REQUIRED TASK
Drop the pictures and give back word for word the lines from the line holding "Give me the matplotlib source for this chart." to the line holding "ax = fig.add_axes([0.0805, 0.0756, 0.9093, 0.8864])", both included.

INFORMATION PROVIDED
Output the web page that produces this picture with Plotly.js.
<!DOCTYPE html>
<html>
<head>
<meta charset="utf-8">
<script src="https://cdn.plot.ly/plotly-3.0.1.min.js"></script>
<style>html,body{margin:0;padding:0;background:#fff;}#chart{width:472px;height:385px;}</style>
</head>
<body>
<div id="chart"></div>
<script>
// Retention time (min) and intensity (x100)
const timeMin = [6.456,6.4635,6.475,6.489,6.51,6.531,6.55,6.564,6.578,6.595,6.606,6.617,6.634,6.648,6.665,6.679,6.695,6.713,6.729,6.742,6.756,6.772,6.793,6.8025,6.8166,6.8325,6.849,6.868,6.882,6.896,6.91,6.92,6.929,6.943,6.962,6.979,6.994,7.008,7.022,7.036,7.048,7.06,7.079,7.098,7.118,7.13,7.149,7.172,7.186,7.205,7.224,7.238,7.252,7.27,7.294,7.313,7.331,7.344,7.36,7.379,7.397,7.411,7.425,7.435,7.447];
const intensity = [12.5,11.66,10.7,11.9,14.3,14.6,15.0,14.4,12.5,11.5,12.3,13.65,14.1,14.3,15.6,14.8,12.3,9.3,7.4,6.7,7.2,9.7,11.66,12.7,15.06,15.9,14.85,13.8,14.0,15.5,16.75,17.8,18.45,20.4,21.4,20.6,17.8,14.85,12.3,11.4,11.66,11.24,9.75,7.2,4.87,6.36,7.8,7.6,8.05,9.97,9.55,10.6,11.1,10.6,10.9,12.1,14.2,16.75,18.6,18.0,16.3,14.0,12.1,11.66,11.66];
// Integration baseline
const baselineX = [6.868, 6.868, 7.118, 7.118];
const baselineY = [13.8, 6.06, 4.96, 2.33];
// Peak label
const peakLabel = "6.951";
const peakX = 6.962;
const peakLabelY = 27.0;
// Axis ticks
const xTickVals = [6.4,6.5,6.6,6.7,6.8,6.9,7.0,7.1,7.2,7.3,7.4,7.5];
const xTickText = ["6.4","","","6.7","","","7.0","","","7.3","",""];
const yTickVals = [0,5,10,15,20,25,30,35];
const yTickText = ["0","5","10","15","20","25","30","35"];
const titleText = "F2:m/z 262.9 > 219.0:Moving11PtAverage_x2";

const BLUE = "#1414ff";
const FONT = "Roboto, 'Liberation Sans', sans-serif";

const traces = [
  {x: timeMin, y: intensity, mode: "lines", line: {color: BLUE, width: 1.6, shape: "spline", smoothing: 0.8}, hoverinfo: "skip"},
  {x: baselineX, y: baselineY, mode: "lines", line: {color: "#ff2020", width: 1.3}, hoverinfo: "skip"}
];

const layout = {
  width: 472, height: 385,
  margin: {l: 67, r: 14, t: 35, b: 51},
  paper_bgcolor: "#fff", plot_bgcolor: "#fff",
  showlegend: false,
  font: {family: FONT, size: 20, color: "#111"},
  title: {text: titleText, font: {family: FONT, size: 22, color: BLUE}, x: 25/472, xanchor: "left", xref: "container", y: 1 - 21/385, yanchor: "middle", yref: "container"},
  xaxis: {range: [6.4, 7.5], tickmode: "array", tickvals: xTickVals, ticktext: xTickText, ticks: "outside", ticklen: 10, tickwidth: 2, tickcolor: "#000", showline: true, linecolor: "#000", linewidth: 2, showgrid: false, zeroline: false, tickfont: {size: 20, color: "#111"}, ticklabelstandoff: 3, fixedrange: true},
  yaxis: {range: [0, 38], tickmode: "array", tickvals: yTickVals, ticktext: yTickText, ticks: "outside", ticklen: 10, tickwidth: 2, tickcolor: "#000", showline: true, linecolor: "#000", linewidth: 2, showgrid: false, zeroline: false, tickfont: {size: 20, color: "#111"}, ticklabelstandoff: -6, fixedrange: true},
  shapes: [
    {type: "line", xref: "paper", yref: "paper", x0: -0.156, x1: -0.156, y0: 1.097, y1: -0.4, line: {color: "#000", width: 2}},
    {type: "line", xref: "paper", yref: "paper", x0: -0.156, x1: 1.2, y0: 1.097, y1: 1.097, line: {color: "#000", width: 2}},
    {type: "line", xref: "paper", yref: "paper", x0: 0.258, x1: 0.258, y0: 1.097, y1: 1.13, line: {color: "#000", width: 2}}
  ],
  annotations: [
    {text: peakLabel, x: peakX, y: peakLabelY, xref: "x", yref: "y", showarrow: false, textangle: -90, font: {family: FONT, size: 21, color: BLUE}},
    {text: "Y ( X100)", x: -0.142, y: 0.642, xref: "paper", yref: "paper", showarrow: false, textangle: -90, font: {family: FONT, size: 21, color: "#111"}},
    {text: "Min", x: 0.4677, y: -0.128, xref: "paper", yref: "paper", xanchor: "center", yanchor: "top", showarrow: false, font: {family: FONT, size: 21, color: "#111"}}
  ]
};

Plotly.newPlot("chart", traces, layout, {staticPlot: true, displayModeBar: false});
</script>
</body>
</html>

---

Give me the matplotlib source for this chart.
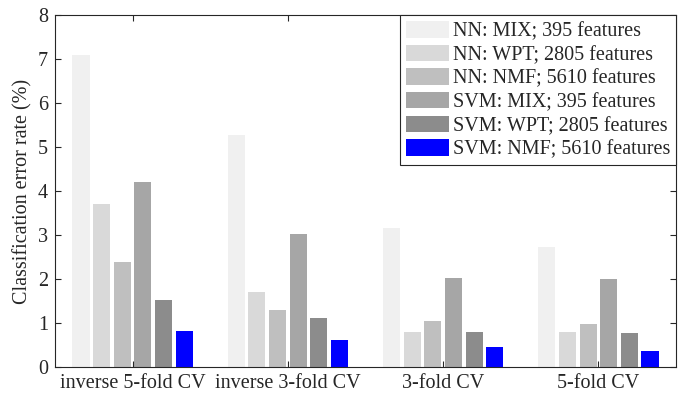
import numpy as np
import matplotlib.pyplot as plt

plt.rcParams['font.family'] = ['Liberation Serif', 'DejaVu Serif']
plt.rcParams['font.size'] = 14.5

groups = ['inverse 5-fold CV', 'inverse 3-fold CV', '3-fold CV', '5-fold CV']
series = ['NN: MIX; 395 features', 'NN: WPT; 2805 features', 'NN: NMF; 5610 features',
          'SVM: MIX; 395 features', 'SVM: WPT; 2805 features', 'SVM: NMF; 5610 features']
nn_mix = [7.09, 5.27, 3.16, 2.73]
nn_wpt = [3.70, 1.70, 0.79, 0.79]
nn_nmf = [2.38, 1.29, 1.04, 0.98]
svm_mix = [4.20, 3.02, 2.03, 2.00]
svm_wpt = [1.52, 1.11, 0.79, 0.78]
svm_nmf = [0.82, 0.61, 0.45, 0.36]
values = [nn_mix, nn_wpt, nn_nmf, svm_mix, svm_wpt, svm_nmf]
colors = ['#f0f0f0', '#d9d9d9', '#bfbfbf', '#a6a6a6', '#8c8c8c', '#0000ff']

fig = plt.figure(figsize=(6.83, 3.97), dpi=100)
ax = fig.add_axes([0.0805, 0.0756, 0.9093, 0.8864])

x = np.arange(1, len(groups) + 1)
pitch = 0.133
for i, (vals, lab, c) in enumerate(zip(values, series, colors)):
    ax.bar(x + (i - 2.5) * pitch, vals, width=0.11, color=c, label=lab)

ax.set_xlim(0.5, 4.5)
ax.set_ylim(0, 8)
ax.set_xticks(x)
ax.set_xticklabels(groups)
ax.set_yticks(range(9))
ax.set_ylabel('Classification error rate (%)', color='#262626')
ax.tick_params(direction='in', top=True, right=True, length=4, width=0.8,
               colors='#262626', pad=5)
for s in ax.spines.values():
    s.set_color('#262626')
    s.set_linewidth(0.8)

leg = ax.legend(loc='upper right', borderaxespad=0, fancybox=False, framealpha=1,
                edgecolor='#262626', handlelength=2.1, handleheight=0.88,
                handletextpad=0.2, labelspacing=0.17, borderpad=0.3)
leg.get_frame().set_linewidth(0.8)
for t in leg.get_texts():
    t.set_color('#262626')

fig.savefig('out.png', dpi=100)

FINAL ANSWER
Give me the matplotlib source for this chart.
import numpy as np
import matplotlib.pyplot as plt

plt.rcParams['font.family'] = ['Liberation Serif', 'DejaVu Serif']
plt.rcParams['font.size'] = 14.5

groups = ['inverse 5-fold CV', 'inverse 3-fold CV', '3-fold CV', '5-fold CV']
series = ['NN: MIX; 395 features', 'NN: WPT; 2805 features', 'NN: NMF; 5610 features',
          'SVM: MIX; 395 features', 'SVM: WPT; 2805 features', 'SVM: NMF; 5610 features']
nn_mix = [7.09, 5.27, 3.16, 2.73]
nn_wpt = [3.70, 1.70, 0.79, 0.79]
nn_nmf = [2.38, 1.29, 1.04, 0.98]
svm_mix = [4.20, 3.02, 2.03, 2.00]
svm_wpt = [1.52, 1.11, 0.79, 0.78]
svm_nmf = [0.82, 0.61, 0.45, 0.36]
values = [nn_mix, nn_wpt, nn_nmf, svm_mix, svm_wpt, svm_nmf]
colors = ['#f0f0f0', '#d9d9d9', '#bfbfbf', '#a6a6a6', '#8c8c8c', '#0000ff']

fig = plt.figure(figsize=(6.83, 3.97), dpi=100)
ax = fig.add_axes([0.0805, 0.0756, 0.9093, 0.8864])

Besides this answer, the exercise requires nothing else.